On Mon, Apr 25, 2016 at 10:05 AM, Till Rohrmann <[hidden email]>
wrote:

> Hi Greg,
>
> I think we haven't discussed the opportunity for a parallelized collection
> input format, yet. Thanks for bringing this up.
>
> I think it should be possible to implement a generic parallel collection
> input format. However, I have two questions here:
>
> 1. Is it really a problem for users that their job exceeds the akka frame
> size limit when using the collection input format? The collection input
> format should be used primarily for testing and, thus, the data should be
> rather small.
>
> 2. Which message is causing the frame size problem? If it is the task
> deployment descriptor, then a parallelized collection input format which
> works with input splits can solve the problem. If the problem is rather the
> `SubmitJob` message, then we have to tackle the problem differently. The
> reason is that the input splits are only created on the `JobManager`.
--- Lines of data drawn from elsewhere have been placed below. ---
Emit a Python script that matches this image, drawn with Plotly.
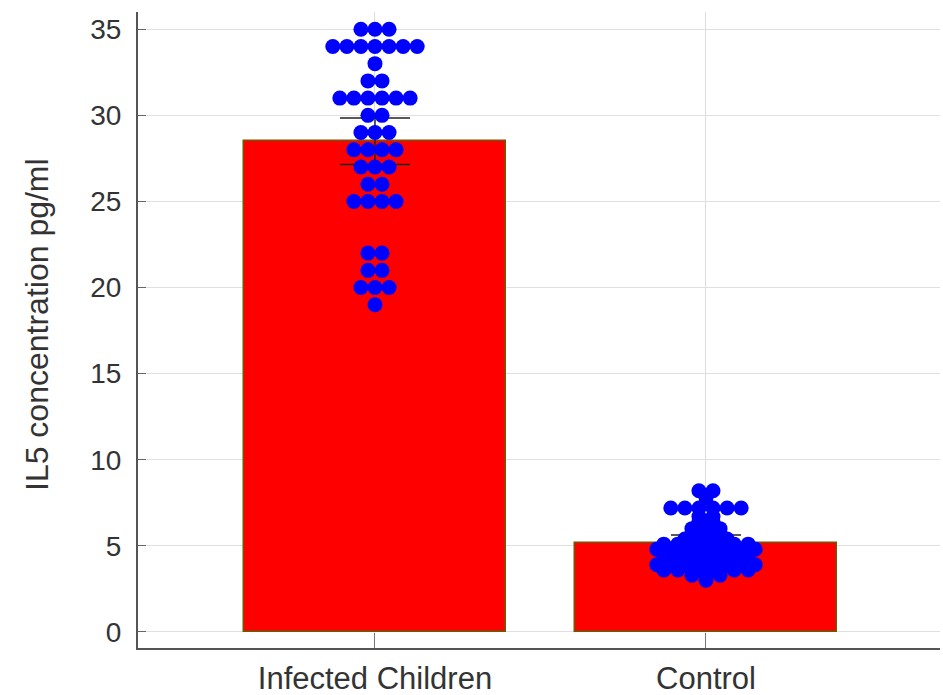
import plotly.graph_objects as go
from collections import Counter

categories = ["Infected Children", "Control"]
bar_means = [28.5, 5.15]
bar_err = [1.35, 0.48]

infected_values = ([35] * 3 + [34] * 7 + [33] * 1 + [32] * 2 + [31] * 6 + [30] * 2 +
                   [29] * 3 + [28] * 4 + [27] * 3 + [26] * 2 + [25] * 4 + [22] * 2 +
                   [21] * 2 + [20] * 3 + [19] * 1)
control_values = ([8.2] * 2 + [7.8] * 1 + [7.2] * 6 + [6.7] * 2 + [6.4] * 2 + [6.0] * 3 +
                  [5.7] * 3 + [5.4] * 4 + [5.1] * 7 + [4.8] * 8 + [4.5] * 7 + [4.2] * 6 +
                  [3.9] * 8 + [3.6] * 7 + [3.3] * 3 + [3.0] * 1)

y_ticks = [0, 5, 10, 15, 20, 25, 30, 35]
y_title = "IL5 concentration pg/ml"

SPACING = 0.0425  # horizontal dot spacing in category units


def swarm(values, center):
    xs, ys = [], []
    counts = Counter(values)
    for v, n in counts.items():
        for i in range(n):
            xs.append(center + (i - (n - 1) / 2) * SPACING)
            ys.append(v)
    return xs, ys


fig = go.Figure()
fig.add_trace(go.Bar(
    x=[0, 1], y=bar_means, width=0.79,
    marker=dict(color="#ff0000", line=dict(color="#6b5a00", width=1.5)),
    error_y=dict(type="data", array=bar_err, visible=True, color="#222222",
                 thickness=1.5, width=35),
    showlegend=False, hoverinfo="skip",
))

for idx, vals in enumerate([infected_values, control_values]):
    xs, ys = swarm(vals, idx)
    fig.add_trace(go.Scatter(
        x=xs, y=ys, mode="markers",
        marker=dict(color="#0000ff", size=15, line=dict(width=0)),
        showlegend=False,
    ))

fig.update_layout(
    width=943, height=695,
    margin=dict(l=138, r=3, t=12, b=47),
    paper_bgcolor="white", plot_bgcolor="white",
    font=dict(family="Liberation Sans, Arial, sans-serif", color="#333333"),
    bargap=0,
)
fig.add_annotation(
    text=y_title, textangle=-90, xref="paper", yref="paper",
    x=0, y=0.5, xanchor="center", yanchor="middle", xshift=-101, yshift=5,
    showarrow=False, font=dict(size=32, color="#333333"),
)
fig.update_xaxes(
    range=[-0.716, 1.707], tickvals=[0, 1], ticktext=categories,
    tickfont=dict(size=31, color="#333333"),
    showgrid=True, gridcolor="#dcdcdc", gridwidth=1,
    showline=True, linecolor="#555555", linewidth=2,
    ticks="inside", ticklen=15, tickcolor="#777777", tickwidth=1,
    ticklabelstandoff=2, zeroline=False, automargin=False,
)
fig.update_yaxes(
    range=[-0.93, 36.0], tickvals=y_ticks,
    tickfont=dict(size=28, color="#333333"),
    showgrid=True, gridcolor="#e0e0e0", gridwidth=1,
    showline=True, linecolor="#555555", linewidth=2,
    ticks="inside", ticklen=8, tickcolor="#666666", tickwidth=1,
    ticklabelstandoff=9, zeroline=False, automargin=False,
)

fig.write_html("out.html", post_script="document.body.style.margin='0';",
               config={"displayModeBar": False})
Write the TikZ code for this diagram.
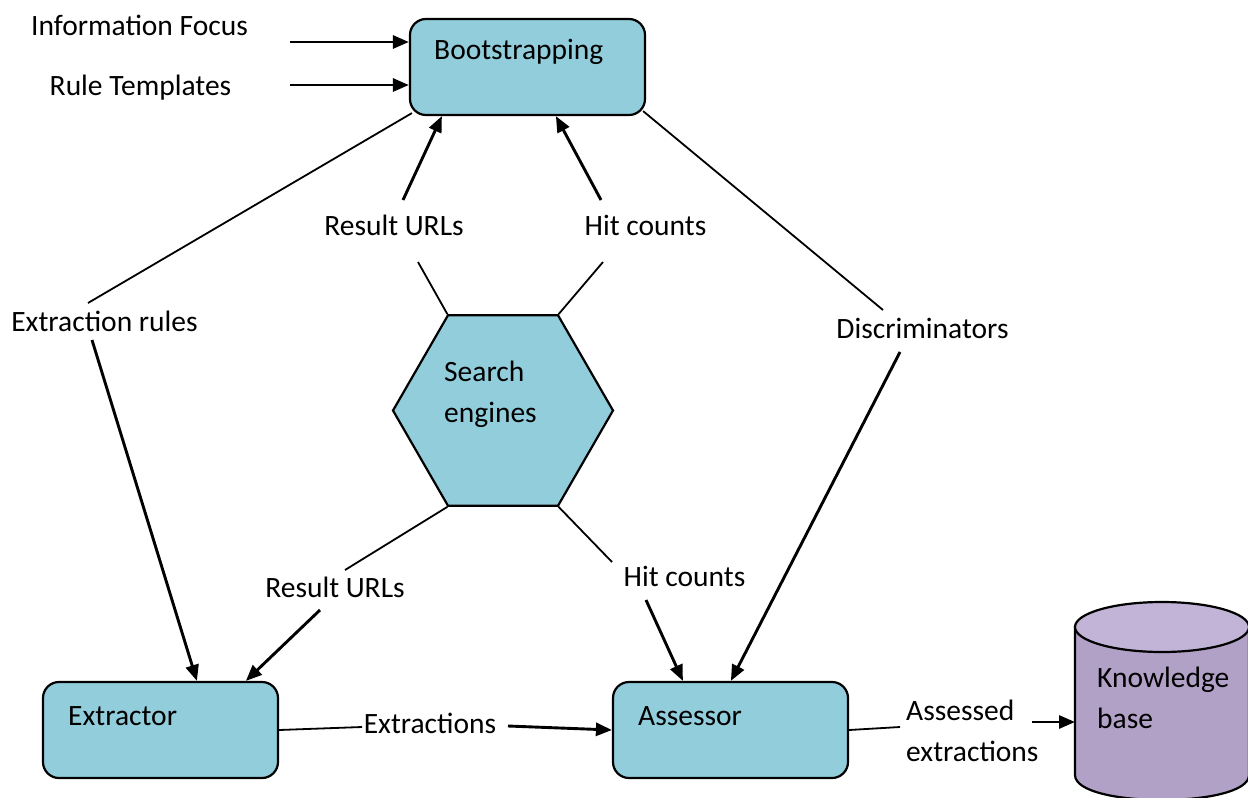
\documentclass[tikz,border=0pt]{standalone}
\usepackage{fontspec}
\setmainfont{Carlito}
\usetikzlibrary{arrows.meta,shapes.geometric}
\definecolor{aqua}{HTML}{92CDDC}
\definecolor{kbbody}{HTML}{B2A1C7}
\definecolor{kbtop}{HTML}{C2B4D6}
\tikzset{
  every node/.style={font=\fontsize{29.5}{41}\selectfont, inner sep=0pt},
  box/.style={draw, line width=2.2pt, fill=aqua, rounded corners=16pt,
              minimum width=235pt, minimum height=96pt},
  hexbox/.style={draw, line width=2.2pt, fill=aqua, regular polygon,
                 regular polygon sides=6, minimum size=220pt},
  plain/.style={line width=1.8pt},
  arr/.style={line width=2.9pt, -{Triangle[length=16pt,width=13pt]}},
  txt/.style={anchor=west, align=left},
}
\begin{document}
\begin{tikzpicture}[x=1pt,y=-1pt]
\useasboundingbox (0,0) rectangle (1248,798);

% main blocks
\node[box] (boot) at (527.5,67) {};
\node[box] (extr) at (160.5,730) {};
\node[box] (asse) at (730.5,730) {};
\node[hexbox] (search) at (503,410.5) {};

% knowledge base cylinder
\filldraw[fill=kbbody, line width=2.2pt]
  (1075,627) -- (1075,775) .. controls (1075,808.3) and (1249,808.3) .. (1249,775)
  -- (1249,627) -- cycle;
\filldraw[fill=kbtop, line width=2.2pt] (1162,627) ellipse [x radius=87, y radius=25];
\coordinate (kb) at (1075,722);

% block captions
\node[txt] (tboot) at (434,52) {Bootstrapping};
\node[txt] (textr) at (68,716) {Extractor};
\node[txt] (tasse) at (638,716) {Assessor};
\node[txt] (tsearch) at (444,394) {Search\\engines};
\node[txt] (tkb) at (1097,698) {Knowledge\\base};

% edge labels
\node (linf) at (139.5,25) {Information Focus};
\node (lrt) at (140.5,88) {Rule Templates};
\node (lrules) at (104.5,321) {Extraction rules};
\node (lurl1) at (394,225) {Result URLs};
\node (lhit1) at (645.5,225) {Hit counts};
\node (ldisc) at (922.5,328) {Discriminators};
\node (lurl2) at (335,587) {Result URLs};
\node (lhit2) at (684.5,576) {Hit counts};
\node (lext) at (430,723) {Extractions};
\node[txt] (lassd) at (906,731) {Assessed\\extractions};

% label-side ends of the connectors
\coordinate (inf) at (290,42);
\coordinate (rt) at (290,85);
\coordinate (er1) at (88,303);
\coordinate (er2) at (92,340);
\coordinate (ru1) at (418,262);
\coordinate (ru2) at (403,200);
\coordinate (hc1) at (603,262);
\coordinate (hc2) at (601,200);
\coordinate (di1) at (883,310);
\coordinate (di2) at (900,352);
\coordinate (ru3) at (345,570);
\coordinate (ru4) at (320,610);
\coordinate (hc3) at (612,562);
\coordinate (hc4) at (646,600);
\coordinate (ex1) at (362,727);
\coordinate (ex2) at (508,726);
\coordinate (ae1) at (900,727);
\coordinate (ae2) at (1032,722);

% inputs
\draw[arr] (inf) -- (inf -| boot.west);
\draw[arr] (rt) -- (rt -| boot.west);

% extraction rules
\draw[plain] ([shift={(3,-3)}]boot.south west) -- (er1);
\draw[arr] (er2) -- ([xshift=155pt]extr.north west);

% search engines to bootstrapping
\draw[plain] (search.120) -- (ru1);
\draw[arr] (ru2) -- ([xshift=33pt]boot.south west);
\draw[plain] (search.60) -- (hc1);
\draw[arr] (hc2) -- ([xshift=147pt]boot.south west);

% discriminators
\draw[plain] ([shift={(-3,-5)}]boot.south east) -- (di1);
\draw[arr] (di2) -- ([xshift=119pt]asse.north west);

% search engines to extractor and assessor
\draw[plain] (search.240) -- (ru3);
\draw[arr] (ru4) -- ([xshift=204pt]extr.north west);
\draw[plain] (search.300) -- (hc3);
\draw[arr] (hc4) -- ([xshift=71pt]asse.north west);

% extractions and results
\draw[plain] (extr.east) -- (ex1);
\draw[arr] (ex2) -- (asse.west);
\draw[plain] (asse.east) -- (ae1);
\draw[arr] (ae2) -- (kb);
\end{tikzpicture}
\end{document}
> Before, the collection is simply written into the task config of the data
> source `JobVertex`, because we don't know the number of sub tasks yet. In
> the latter case, which can also be cause by large closure objects, we
> should send the job via the blob manager to the `JobManager` to solve the
> problem.
>
> Cheers,
> Till
>
> On Mon, Apr 25, 2016 at 3:45 PM, Greg Hogan <[hidden email]> wrote:
>
> > Hi,
> >
> > CollectionInputFormat currently enforces a parallelism of 1 by
> implementing
> > NonParallelInput and serializing the entire Collection. If my
> understanding
> > is correct this serialized InputFormat is often the cause of a new job
> > exceeding the akka message size limit.
> >
> > As an alternative the Collection elements could be serialized into
> multiple
> > InputSplits. Has this idea been considered and rejected?
> >
> > Thanks,
> > Greg
> >
>